Print the records below exactly, from the line containing "Write the Plotly code for this chart." down to the line containing "0.23, 0.34, 0.40]", both lines included, and omit every picture.
────────────────────────────────────────
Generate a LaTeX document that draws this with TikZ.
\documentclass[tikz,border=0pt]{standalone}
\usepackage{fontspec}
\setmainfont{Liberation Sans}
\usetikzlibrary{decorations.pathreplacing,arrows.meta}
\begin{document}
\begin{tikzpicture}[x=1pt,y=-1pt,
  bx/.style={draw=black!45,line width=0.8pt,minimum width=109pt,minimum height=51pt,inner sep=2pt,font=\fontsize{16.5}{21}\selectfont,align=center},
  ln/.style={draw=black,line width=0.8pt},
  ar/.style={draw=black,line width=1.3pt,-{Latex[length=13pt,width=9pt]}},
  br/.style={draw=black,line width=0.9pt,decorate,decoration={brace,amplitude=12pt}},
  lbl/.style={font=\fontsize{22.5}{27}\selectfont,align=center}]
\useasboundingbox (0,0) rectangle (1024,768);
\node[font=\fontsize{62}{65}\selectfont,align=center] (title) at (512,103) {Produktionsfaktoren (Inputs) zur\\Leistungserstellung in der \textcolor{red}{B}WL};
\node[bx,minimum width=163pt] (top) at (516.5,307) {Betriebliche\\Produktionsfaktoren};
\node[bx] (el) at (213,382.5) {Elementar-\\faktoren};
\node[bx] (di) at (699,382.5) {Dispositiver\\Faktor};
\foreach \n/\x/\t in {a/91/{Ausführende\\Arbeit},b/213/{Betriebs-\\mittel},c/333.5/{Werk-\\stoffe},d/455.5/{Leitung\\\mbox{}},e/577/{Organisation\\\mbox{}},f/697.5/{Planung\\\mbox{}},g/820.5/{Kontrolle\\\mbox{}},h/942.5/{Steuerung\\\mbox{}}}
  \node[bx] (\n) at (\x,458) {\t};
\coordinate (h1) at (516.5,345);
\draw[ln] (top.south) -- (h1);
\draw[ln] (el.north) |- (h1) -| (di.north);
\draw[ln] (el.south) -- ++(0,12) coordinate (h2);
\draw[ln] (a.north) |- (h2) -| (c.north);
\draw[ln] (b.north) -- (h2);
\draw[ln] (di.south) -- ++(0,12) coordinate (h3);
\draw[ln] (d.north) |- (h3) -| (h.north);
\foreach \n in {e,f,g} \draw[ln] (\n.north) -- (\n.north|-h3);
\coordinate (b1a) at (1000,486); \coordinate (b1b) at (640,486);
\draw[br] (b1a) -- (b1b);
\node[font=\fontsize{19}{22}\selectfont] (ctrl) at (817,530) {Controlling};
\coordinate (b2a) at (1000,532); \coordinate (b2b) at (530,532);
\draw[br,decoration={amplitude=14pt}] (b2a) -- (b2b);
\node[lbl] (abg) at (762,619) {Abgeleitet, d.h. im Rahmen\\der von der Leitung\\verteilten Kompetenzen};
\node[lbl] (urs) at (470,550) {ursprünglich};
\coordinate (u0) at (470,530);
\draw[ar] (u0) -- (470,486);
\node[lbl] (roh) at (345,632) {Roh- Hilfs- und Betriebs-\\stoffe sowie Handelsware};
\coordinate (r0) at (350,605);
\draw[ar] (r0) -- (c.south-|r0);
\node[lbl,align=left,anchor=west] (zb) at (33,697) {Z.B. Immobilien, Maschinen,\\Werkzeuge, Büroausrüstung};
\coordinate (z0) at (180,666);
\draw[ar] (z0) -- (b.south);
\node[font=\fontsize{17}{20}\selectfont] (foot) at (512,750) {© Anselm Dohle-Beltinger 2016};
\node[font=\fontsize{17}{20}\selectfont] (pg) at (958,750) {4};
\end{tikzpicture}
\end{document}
────────────────────────────────────────
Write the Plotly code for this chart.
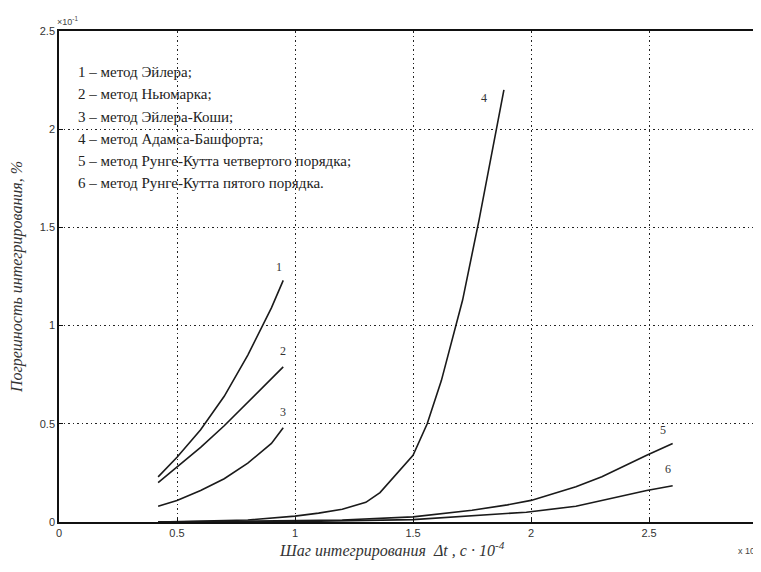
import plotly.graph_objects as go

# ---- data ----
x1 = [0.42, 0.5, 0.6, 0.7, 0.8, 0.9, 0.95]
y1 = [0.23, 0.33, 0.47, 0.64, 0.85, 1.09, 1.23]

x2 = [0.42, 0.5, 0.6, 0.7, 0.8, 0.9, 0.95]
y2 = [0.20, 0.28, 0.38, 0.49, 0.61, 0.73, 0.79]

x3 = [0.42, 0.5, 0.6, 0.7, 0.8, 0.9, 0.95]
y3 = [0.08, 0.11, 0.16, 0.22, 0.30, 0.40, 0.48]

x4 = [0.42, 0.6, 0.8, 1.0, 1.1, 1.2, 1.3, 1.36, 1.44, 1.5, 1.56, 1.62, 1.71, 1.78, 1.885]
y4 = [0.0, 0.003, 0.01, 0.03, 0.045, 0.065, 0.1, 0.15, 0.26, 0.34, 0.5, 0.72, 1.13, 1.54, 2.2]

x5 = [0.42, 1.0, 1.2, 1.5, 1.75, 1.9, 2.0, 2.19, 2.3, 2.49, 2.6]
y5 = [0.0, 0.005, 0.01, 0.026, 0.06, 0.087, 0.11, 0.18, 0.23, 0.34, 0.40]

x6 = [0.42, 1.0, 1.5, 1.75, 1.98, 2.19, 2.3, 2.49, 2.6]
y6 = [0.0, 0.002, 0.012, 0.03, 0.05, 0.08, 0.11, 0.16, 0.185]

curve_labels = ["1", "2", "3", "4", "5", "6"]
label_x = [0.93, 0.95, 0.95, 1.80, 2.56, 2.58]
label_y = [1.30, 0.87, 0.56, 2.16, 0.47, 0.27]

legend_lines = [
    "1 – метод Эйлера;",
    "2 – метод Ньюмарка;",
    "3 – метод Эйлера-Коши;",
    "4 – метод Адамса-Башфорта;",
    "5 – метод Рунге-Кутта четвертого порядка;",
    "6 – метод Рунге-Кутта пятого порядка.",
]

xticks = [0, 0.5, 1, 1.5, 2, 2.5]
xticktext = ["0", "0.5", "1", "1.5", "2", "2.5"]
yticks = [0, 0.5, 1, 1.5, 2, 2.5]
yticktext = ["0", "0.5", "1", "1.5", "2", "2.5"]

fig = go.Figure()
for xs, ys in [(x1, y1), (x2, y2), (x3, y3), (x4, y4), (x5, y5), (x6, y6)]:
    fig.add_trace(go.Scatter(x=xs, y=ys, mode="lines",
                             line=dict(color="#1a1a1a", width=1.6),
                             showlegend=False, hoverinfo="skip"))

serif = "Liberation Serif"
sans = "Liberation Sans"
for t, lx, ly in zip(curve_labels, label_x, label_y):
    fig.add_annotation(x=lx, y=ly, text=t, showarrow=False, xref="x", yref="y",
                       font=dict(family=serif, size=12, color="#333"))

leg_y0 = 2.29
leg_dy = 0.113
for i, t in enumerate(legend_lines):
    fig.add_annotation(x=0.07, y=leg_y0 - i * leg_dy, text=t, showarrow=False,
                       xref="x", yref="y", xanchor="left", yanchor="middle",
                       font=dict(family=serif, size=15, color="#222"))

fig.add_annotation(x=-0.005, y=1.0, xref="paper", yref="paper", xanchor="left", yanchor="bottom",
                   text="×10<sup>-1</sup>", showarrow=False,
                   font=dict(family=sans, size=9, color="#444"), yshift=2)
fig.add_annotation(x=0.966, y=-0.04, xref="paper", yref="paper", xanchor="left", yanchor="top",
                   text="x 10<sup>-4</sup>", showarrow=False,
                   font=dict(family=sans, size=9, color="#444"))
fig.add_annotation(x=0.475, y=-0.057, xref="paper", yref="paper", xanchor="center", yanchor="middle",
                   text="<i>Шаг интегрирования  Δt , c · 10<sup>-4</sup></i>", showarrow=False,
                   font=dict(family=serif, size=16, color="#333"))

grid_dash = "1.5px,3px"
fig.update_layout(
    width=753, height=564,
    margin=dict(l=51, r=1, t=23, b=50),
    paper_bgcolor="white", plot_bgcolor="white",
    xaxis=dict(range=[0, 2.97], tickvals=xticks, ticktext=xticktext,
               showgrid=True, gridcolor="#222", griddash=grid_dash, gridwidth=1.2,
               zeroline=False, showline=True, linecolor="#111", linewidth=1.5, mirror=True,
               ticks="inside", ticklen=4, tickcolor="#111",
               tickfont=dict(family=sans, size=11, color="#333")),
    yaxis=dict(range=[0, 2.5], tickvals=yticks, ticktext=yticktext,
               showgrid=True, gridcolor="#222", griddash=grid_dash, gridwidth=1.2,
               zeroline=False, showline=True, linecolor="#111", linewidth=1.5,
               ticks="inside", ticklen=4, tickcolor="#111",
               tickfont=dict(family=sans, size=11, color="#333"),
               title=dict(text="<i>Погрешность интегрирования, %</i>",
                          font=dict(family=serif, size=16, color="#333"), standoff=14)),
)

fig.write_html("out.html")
────────────────────────────────────────
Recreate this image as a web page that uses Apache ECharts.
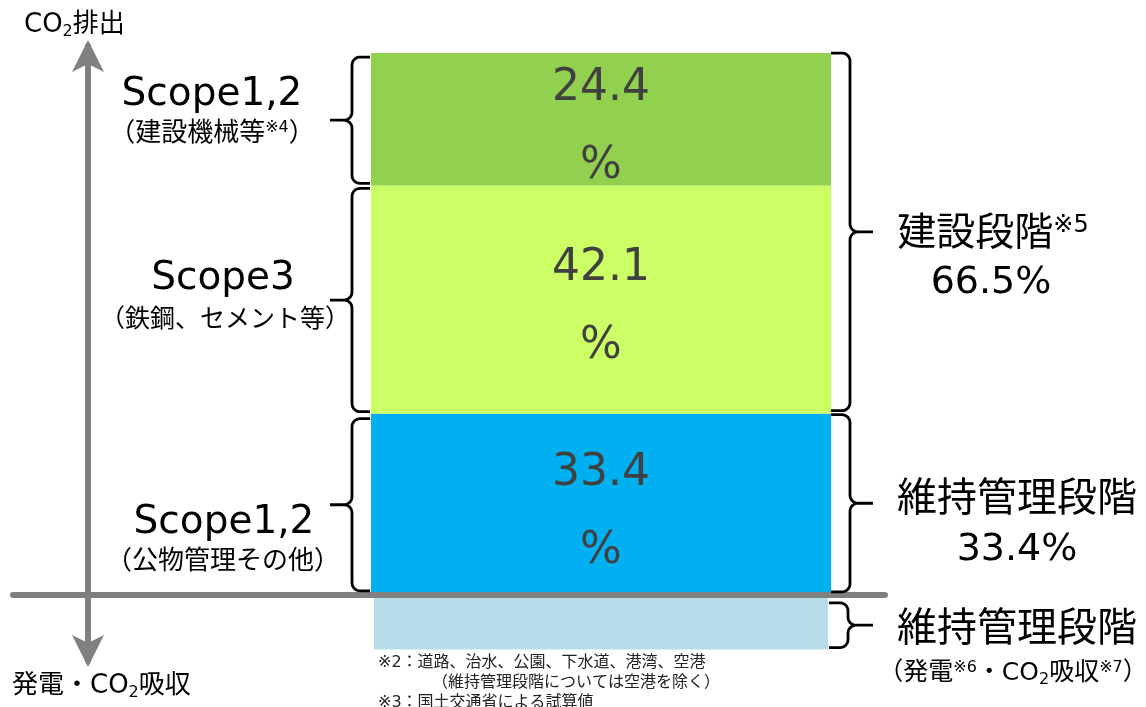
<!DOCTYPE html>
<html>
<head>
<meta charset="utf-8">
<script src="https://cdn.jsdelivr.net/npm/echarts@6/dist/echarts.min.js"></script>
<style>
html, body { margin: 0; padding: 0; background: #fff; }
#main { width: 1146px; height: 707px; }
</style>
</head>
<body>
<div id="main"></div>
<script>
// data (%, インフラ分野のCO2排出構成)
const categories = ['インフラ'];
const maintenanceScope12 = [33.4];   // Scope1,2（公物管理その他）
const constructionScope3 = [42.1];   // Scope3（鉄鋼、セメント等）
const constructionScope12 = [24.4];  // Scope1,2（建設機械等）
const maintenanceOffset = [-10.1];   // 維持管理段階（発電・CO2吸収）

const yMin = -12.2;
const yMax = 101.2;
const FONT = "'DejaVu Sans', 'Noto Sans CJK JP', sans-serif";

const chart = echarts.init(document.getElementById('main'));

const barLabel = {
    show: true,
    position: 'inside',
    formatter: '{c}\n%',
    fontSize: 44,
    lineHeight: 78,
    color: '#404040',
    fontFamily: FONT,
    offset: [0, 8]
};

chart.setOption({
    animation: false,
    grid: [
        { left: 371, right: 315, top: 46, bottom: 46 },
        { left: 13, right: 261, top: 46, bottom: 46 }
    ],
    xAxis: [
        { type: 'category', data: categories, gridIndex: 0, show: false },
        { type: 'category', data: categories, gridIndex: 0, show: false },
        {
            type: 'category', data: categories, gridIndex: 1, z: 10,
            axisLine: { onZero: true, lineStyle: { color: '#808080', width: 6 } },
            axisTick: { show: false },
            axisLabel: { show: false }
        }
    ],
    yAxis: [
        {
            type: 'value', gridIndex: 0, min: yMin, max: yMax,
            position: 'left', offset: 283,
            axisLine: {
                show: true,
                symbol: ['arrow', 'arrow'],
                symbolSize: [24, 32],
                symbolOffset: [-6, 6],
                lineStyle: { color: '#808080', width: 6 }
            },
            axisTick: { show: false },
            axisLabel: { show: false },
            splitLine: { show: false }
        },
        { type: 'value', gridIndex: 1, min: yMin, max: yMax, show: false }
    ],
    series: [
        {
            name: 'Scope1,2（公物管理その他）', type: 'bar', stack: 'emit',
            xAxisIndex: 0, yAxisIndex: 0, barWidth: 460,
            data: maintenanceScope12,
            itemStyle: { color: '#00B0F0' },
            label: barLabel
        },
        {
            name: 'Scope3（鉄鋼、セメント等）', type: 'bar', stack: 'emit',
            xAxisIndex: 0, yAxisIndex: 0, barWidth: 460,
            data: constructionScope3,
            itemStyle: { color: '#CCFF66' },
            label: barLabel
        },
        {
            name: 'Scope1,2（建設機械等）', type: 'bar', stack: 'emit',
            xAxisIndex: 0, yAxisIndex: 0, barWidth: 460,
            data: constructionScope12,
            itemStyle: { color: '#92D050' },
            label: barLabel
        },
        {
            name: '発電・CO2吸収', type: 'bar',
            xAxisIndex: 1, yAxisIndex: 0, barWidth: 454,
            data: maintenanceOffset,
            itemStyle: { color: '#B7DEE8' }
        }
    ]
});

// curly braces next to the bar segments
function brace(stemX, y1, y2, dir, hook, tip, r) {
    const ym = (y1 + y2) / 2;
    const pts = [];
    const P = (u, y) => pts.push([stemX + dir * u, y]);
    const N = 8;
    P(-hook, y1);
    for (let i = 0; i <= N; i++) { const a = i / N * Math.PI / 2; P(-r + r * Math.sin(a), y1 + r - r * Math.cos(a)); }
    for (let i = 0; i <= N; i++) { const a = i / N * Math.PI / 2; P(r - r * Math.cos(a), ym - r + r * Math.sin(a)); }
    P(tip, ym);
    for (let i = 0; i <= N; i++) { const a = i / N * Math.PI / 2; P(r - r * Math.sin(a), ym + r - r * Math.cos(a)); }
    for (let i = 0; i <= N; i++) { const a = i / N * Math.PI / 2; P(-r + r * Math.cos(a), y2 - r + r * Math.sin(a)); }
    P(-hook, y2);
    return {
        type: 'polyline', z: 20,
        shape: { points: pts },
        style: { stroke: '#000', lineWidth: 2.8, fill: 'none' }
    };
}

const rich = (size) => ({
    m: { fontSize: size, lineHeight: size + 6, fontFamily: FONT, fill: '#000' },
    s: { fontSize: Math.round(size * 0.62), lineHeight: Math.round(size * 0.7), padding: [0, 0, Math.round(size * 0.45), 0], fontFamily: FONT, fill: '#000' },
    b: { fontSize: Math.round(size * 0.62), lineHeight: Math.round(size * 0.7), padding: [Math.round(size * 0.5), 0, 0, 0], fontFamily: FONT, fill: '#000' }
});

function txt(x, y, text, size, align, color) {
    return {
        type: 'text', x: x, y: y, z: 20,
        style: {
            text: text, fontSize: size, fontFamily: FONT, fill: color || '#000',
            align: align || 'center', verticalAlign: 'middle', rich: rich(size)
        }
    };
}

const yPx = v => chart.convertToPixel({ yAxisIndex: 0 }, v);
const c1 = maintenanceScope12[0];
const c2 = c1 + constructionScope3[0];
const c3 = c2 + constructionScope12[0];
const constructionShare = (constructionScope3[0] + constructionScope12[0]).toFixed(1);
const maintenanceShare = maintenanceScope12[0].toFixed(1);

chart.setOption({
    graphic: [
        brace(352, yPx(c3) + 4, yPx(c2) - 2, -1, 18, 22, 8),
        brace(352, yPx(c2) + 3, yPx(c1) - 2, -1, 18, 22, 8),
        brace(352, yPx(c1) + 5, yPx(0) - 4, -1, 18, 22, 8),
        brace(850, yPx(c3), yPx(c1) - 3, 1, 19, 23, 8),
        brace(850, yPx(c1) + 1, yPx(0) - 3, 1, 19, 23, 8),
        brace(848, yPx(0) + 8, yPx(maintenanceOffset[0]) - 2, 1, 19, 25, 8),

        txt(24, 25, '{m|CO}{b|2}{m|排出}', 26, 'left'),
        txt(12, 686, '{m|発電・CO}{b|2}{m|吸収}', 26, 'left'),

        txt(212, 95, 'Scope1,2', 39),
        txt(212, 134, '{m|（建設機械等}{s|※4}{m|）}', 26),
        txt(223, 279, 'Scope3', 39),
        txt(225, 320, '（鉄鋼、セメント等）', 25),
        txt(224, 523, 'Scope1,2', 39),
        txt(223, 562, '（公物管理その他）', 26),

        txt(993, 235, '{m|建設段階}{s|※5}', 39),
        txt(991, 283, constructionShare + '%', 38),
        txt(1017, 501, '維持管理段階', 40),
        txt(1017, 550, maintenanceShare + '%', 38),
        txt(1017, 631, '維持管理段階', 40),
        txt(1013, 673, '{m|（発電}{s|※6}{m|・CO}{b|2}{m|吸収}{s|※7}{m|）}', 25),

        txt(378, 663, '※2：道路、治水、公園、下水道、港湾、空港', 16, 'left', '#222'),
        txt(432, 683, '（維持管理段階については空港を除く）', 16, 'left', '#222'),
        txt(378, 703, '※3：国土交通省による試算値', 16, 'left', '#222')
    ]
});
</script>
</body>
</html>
────────────────────────────────────────
Response:
Write the Plotly code for this chart.
import plotly.graph_objects as go

# ---- data ----
x1 = [0.42, 0.5, 0.6, 0.7, 0.8, 0.9, 0.95]
y1 = [0.23, 0.33, 0.47, 0.64, 0.85, 1.09, 1.23]

x2 = [0.42, 0.5, 0.6, 0.7, 0.8, 0.9, 0.95]
y2 = [0.20, 0.28, 0.38, 0.49, 0.61, 0.73, 0.79]

x3 = [0.42, 0.5, 0.6, 0.7, 0.8, 0.9, 0.95]
y3 = [0.08, 0.11, 0.16, 0.22, 0.30, 0.40, 0.48]

x4 = [0.42, 0.6, 0.8, 1.0, 1.1, 1.2, 1.3, 1.36, 1.44, 1.5, 1.56, 1.62, 1.71, 1.78, 1.885]
y4 = [0.0, 0.003, 0.01, 0.03, 0.045, 0.065, 0.1, 0.15, 0.26, 0.34, 0.5, 0.72, 1.13, 1.54, 2.2]

x5 = [0.42, 1.0, 1.2, 1.5, 1.75, 1.9, 2.0, 2.19, 2.3, 2.49, 2.6]
y5 = [0.0, 0.005, 0.01, 0.026, 0.06, 0.087, 0.11, 0.18, 0.23, 0.34, 0.40]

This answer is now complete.